begin

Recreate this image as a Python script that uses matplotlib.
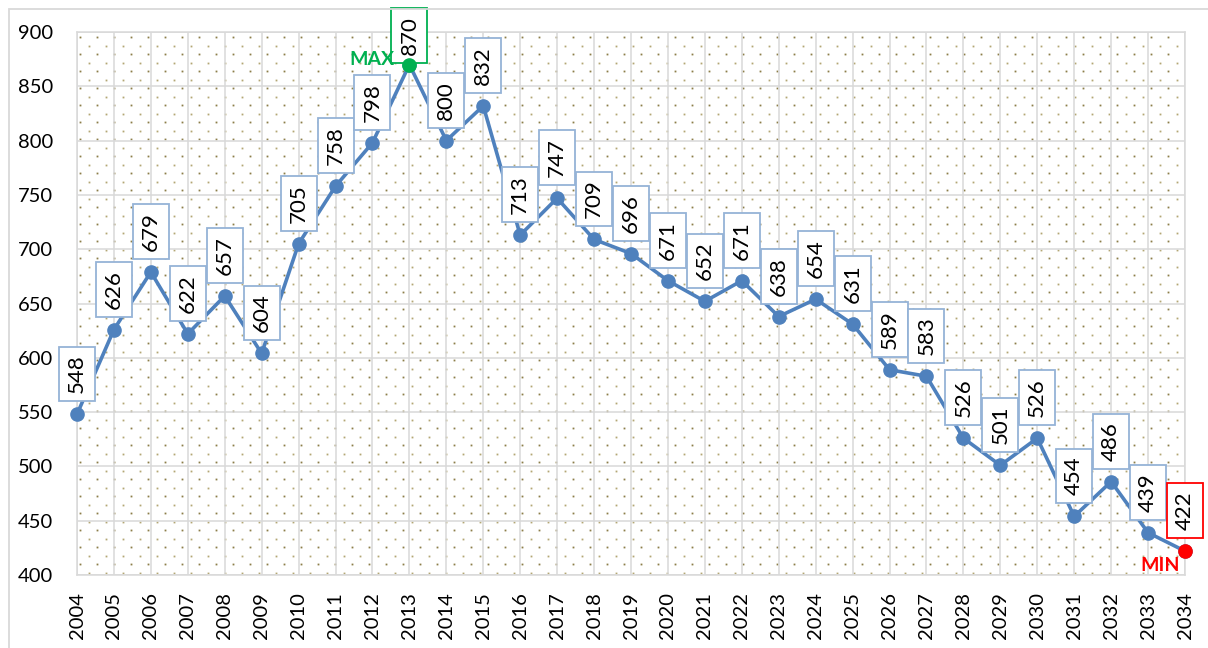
import matplotlib.pyplot as plt
from matplotlib.patches import Rectangle
import numpy as np

years = list(range(2004, 2035))
values = [548, 626, 679, 622, 657, 604, 705, 758, 798, 870, 800, 832, 713, 747,
          709, 696, 671, 652, 671, 638, 654, 631, 589, 583, 526, 501, 526, 454,
          486, 439, 422]
y_ticks = list(range(400, 901, 50))

line_color = "#4F81BD"
box_color = "#95B3D7"
grid_color = "#D9D9D9"
max_color = "#00B050"
min_color = "#FF0000"

plt.rcParams["font.family"] = ["Lato", "DejaVu Sans"]

W, H = 1208, 648
fig = plt.figure(figsize=(W / 100, H / 100), dpi=100)
# plot area in pixels: x 77..1185, y 32..575
px0, px1, py0, py1 = 77, 1185, 32, 575
ax = fig.add_axes([px0 / W, 1 - py1 / H, (px1 - px0) / W, (py1 - py0) / H])

# outer chart border
fig.add_artist(Rectangle((9 / W, -0.1), 1.2, 1.1 - 9 / H, transform=fig.transFigure,
                         fill=False, edgecolor=grid_color, linewidth=1.3))

# dotted plot-area fill pattern
aw, ah = px1 - px0, py1 - py0
rows = np.arange(5, ah, 8.5)
for i, ry in enumerate(rows):
    start = 3 if i % 2 == 0 else 11.5
    xs = np.arange(start, aw, 17) / aw
    ys = np.full_like(xs, 1 - ry / ah)
    col = "#8C7E48" if i % 2 == 0 else "#B3A674"
    ax.plot(xs, ys, "s", ms=1.3, mew=0, color=col, transform=ax.transAxes, zorder=0.2)

ax.plot(years, values, color=line_color, linewidth=2.6, marker="o",
        markersize=9.5, zorder=3, clip_on=False)

imax = int(np.argmax(values))
imin = int(np.argmin(values))
ax.plot(years[imax], values[imax], "o", color=max_color, markersize=9.5,
        zorder=5, clip_on=False)
ax.plot(years[imin], values[imin], "o", color=min_color, markersize=9.5,
        zorder=5, clip_on=False)

# label boxes sit ~13 px above the point, but stay inside the chart border
px_per_unit = ah / 500.0
box_h = 53
pad_px = 8
for i, (yr, v) in enumerate(zip(years, values)):
    ec = box_color
    if i == imax:
        ec = max_color
    elif i == imin:
        ec = min_color
    point_y = py1 - (v - 400) * px_per_unit
    gap = 13
    if point_y - gap - box_h < 10:
        gap = point_y - box_h - 10
    off_pt = (gap + pad_px) * 0.72
    ax.annotate(str(v), (yr, v), xytext=(0, off_pt), textcoords="offset points",
                ha="center", va="bottom", rotation=90, fontsize=16,
                bbox=dict(boxstyle="square,pad=0.36", facecolor="white",
                          edgecolor=ec, linewidth=1.3),
                zorder=4, annotation_clip=False)

ax.annotate("MAX", (years[imax], values[imax]), xytext=(-11, 4),
            textcoords="offset points", ha="right", va="center",
            color=max_color, fontsize=14, fontweight="bold", zorder=4)
ax.annotate("MIN", (years[imin], values[imin]), xytext=(-4, -4),
            textcoords="offset points", ha="right", va="top",
            color=min_color, fontsize=14, fontweight="bold", zorder=4)

ax.set_xlim(years[0], years[-1])
ax.set_ylim(400, 900)
ax.set_xticks(years)
ax.set_xticklabels([str(y) for y in years], rotation=90)
ax.set_yticks(y_ticks)
ax.tick_params(axis="both", length=0, labelsize=14.5)
ax.tick_params(axis="y", pad=17)
ax.tick_params(axis="x", pad=12.5)
ax.grid(True, color=grid_color, linewidth=1.1)
ax.set_axisbelow(True)
for s in ax.spines.values():
    s.set_color(grid_color)
    s.set_linewidth(1.1)

fig.savefig("out.png", dpi=100)
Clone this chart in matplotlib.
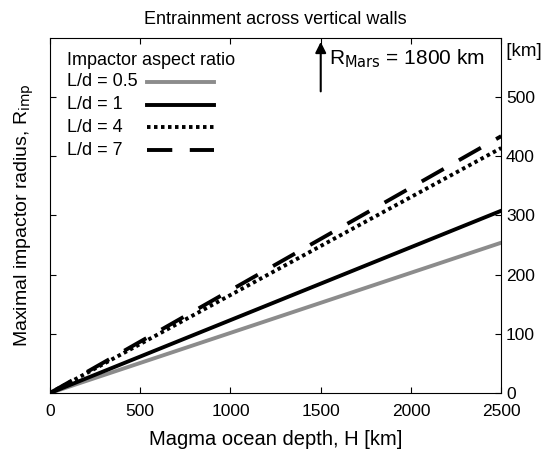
import numpy as np
import matplotlib.pyplot as plt

plt.rcParams['font.family'] = ['Liberation Sans', 'DejaVu Sans']

depth = [0, 2500]
labels = ['L/d = 0.5', 'L/d = 1', 'L/d = 4', 'L/d = 7']
radius_end = [254, 308, 414, 434]
colors = ['#8c8c8c', 'black', 'black', 'black']
styles = ['-', '-', (0, (0.9, 0.9)), (0, (6.5, 4.5))]

fig = plt.figure(figsize=(5.49, 4.57), dpi=100)
ax = fig.add_axes([0.091, 0.14, 0.822, 0.777])

for lab, r, c, ls in zip(labels, radius_end, colors, styles):
    ax.plot(depth, [0, r], color=c, linestyle=ls, linewidth=2.8, label=lab)

ax.set_xlim(0, 2500)
ax.set_ylim(0, 600)
ax.set_xticks([0, 500, 1000, 1500, 2000, 2500])
ax.set_yticks([0, 100, 200, 300, 400, 500])
ax.tick_params(direction='in', length=4, labelsize=12.5, top=True, right=True,
               labelleft=False, labelright=True)
ax.tick_params(axis='x', pad=8)
ax.set_xlabel('Magma ocean depth, H [km]', fontsize=14.5, labelpad=8)
ax.set_ylabel(r'Maximal impactor radius, R$_{\mathrm{imp}}$', fontsize=14, labelpad=10)
ax.set_title('Entrainment across vertical walls', fontsize=13, pad=10)

ax.text(1.0, 0.985, ' [km]', transform=ax.transAxes, fontsize=13.5,
        ha='left', va='top')

ax.annotate('', xy=(1500, 598), xytext=(1500, 505),
            arrowprops=dict(arrowstyle='-|>', color='black', lw=1.5,
                            mutation_scale=16))
ax.text(1545, 565, r'R$_{\mathrm{Mars}}$ = 1800 km', fontsize=15,
        ha='left', va='center')

# legend drawn by hand: title, then label on the left, sample line on the right
ax.text(0.037, 0.936, 'Impactor aspect ratio', transform=ax.transAxes,
        fontsize=13, ha='left', va='center')
for i, (lab, c, ls) in enumerate(zip(labels, colors, styles)):
    yy = 0.876 - i * 0.064
    ax.text(0.037, yy, lab, transform=ax.transAxes, fontsize=13,
            ha='left', va='center')
    ax.plot([0.215, 0.363], [yy, yy], transform=ax.transAxes, color=c,
            linestyle=ls, linewidth=2.8)

fig.savefig('out.png', dpi=100)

end

● What is asked
All of the lines above should be printed exactly, minus the pictures.

● Result of the exercise
Recreate this image as a Python script that uses matplotlib.
import matplotlib.pyplot as plt
from matplotlib.patches import Rectangle
import numpy as np

years = list(range(2004, 2035))
values = [548, 626, 679, 622, 657, 604, 705, 758, 798, 870, 800, 832, 713, 747,
          709, 696, 671, 652, 671, 638, 654, 631, 589, 583, 526, 501, 526, 454,
          486, 439, 422]
y_ticks = list(range(400, 901, 50))

line_color = "#4F81BD"
box_color = "#95B3D7"
grid_color = "#D9D9D9"
max_color = "#00B050"
min_color = "#FF0000"

plt.rcParams["font.family"] = ["Lato", "DejaVu Sans"]

W, H = 1208, 648
fig = plt.figure(figsize=(W / 100, H / 100), dpi=100)
# plot area in pixels: x 77..1185, y 32..575
px0, px1, py0, py1 = 77, 1185, 32, 575
ax = fig.add_axes([px0 / W, 1 - py1 / H, (px1 - px0) / W, (py1 - py0) / H])

# outer chart border
fig.add_artist(Rectangle((9 / W, -0.1), 1.2, 1.1 - 9 / H, transform=fig.transFigure,
                         fill=False, edgecolor=grid_color, linewidth=1.3))

# dotted plot-area fill pattern
aw, ah = px1 - px0, py1 - py0
rows = np.arange(5, ah, 8.5)
for i, ry in enumerate(rows):
    start = 3 if i % 2 == 0 else 11.5
    xs = np.arange(start, aw, 17) / aw
    ys = np.full_like(xs, 1 - ry / ah)
    col = "#8C7E48" if i % 2 == 0 else "#B3A674"
    ax.plot(xs, ys, "s", ms=1.3, mew=0, color=col, transform=ax.transAxes, zorder=0.2)

ax.plot(years, values, color=line_color, linewidth=2.6, marker="o",
        markersize=9.5, zorder=3, clip_on=False)

imax = int(np.argmax(values))
imin = int(np.argmin(values))
ax.plot(years[imax], values[imax], "o", color=max_color, markersize=9.5,
        zorder=5, clip_on=False)
ax.plot(years[imin], values[imin], "o", color=min_color, markersize=9.5,
        zorder=5, clip_on=False)

# label boxes sit ~13 px above the point, but stay inside the chart border
px_per_unit = ah / 500.0
box_h = 53
pad_px = 8
for i, (yr, v) in enumerate(zip(years, values)):
    ec = box_color
    if i == imax:
        ec = max_color
    elif i == imin:
        ec = min_color
    point_y = py1 - (v - 400) * px_per_unit
    gap = 13
    if point_y - gap - box_h < 10:
        gap = point_y - box_h - 10
    off_pt = (gap + pad_px) * 0.72
    ax.annotate(str(v), (yr, v), xytext=(0, off_pt), textcoords="offset points",
                ha="center", va="bottom", rotation=90, fontsize=16,
                bbox=dict(boxstyle="square,pad=0.36", facecolor="white",
                          edgecolor=ec, linewidth=1.3),
                zorder=4, annotation_clip=False)

ax.annotate("MAX", (years[imax], values[imax]), xytext=(-11, 4),
            textcoords="offset points", ha="right", va="center",
            color=max_color, fontsize=14, fontweight="bold", zorder=4)
ax.annotate("MIN", (years[imin], values[imin]), xytext=(-4, -4),
            textcoords="offset points", ha="right", va="top",
            color=min_color, fontsize=14, fontweight="bold", zorder=4)

ax.set_xlim(years[0], years[-1])
ax.set_ylim(400, 900)
ax.set_xticks(years)
ax.set_xticklabels([str(y) for y in years], rotation=90)
ax.set_yticks(y_ticks)
ax.tick_params(axis="both", length=0, labelsize=14.5)
ax.tick_params(axis="y", pad=17)
ax.tick_params(axis="x", pad=12.5)
ax.grid(True, color=grid_color, linewidth=1.1)
ax.set_axisbelow(True)
for s in ax.spines.values():
    s.set_color(grid_color)
    s.set_linewidth(1.1)

fig.savefig("out.png", dpi=100)
Clone this chart in matplotlib.
import numpy as np
import matplotlib.pyplot as plt

plt.rcParams['font.family'] = ['Liberation Sans', 'DejaVu Sans']

depth = [0, 2500]
labels = ['L/d = 0.5', 'L/d = 1', 'L/d = 4', 'L/d = 7']
radius_end = [254, 308, 414, 434]
colors = ['#8c8c8c', 'black', 'black', 'black']
styles = ['-', '-', (0, (0.9, 0.9)), (0, (6.5, 4.5))]

fig = plt.figure(figsize=(5.49, 4.57), dpi=100)
ax = fig.add_axes([0.091, 0.14, 0.822, 0.777])

for lab, r, c, ls in zip(labels, radius_end, colors, styles):
    ax.plot(depth, [0, r], color=c, linestyle=ls, linewidth=2.8, label=lab)

ax.set_xlim(0, 2500)
ax.set_ylim(0, 600)
ax.set_xticks([0, 500, 1000, 1500, 2000, 2500])
ax.set_yticks([0, 100, 200, 300, 400, 500])
ax.tick_params(direction='in', length=4, labelsize=12.5, top=True, right=True,
               labelleft=False, labelright=True)
ax.tick_params(axis='x', pad=8)
ax.set_xlabel('Magma ocean depth, H [km]', fontsize=14.5, labelpad=8)
ax.set_ylabel(r'Maximal impactor radius, R$_{\mathrm{imp}}$', fontsize=14, labelpad=10)
ax.set_title('Entrainment across vertical walls', fontsize=13, pad=10)

ax.text(1.0, 0.985, ' [km]', transform=ax.transAxes, fontsize=13.5,
        ha='left', va='top')

ax.annotate('', xy=(1500, 598), xytext=(1500, 505),
            arrowprops=dict(arrowstyle='-|>', color='black', lw=1.5,
                            mutation_scale=16))
ax.text(1545, 565, r'R$_{\mathrm{Mars}}$ = 1800 km', fontsize=15,
        ha='left', va='center')

# legend drawn by hand: title, then label on the left, sample line on the right
ax.text(0.037, 0.936, 'Impactor aspect ratio', transform=ax.transAxes,
        fontsize=13, ha='left', va='center')
for i, (lab, c, ls) in enumerate(zip(labels, colors, styles)):
    yy = 0.876 - i * 0.064
    ax.text(0.037, yy, lab, transform=ax.transAxes, fontsize=13,
            ha='left', va='center')
    ax.plot([0.215, 0.363], [yy, yy], transform=ax.transAxes, color=c,
            linestyle=ls, linewidth=2.8)

fig.savefig('out.png', dpi=100)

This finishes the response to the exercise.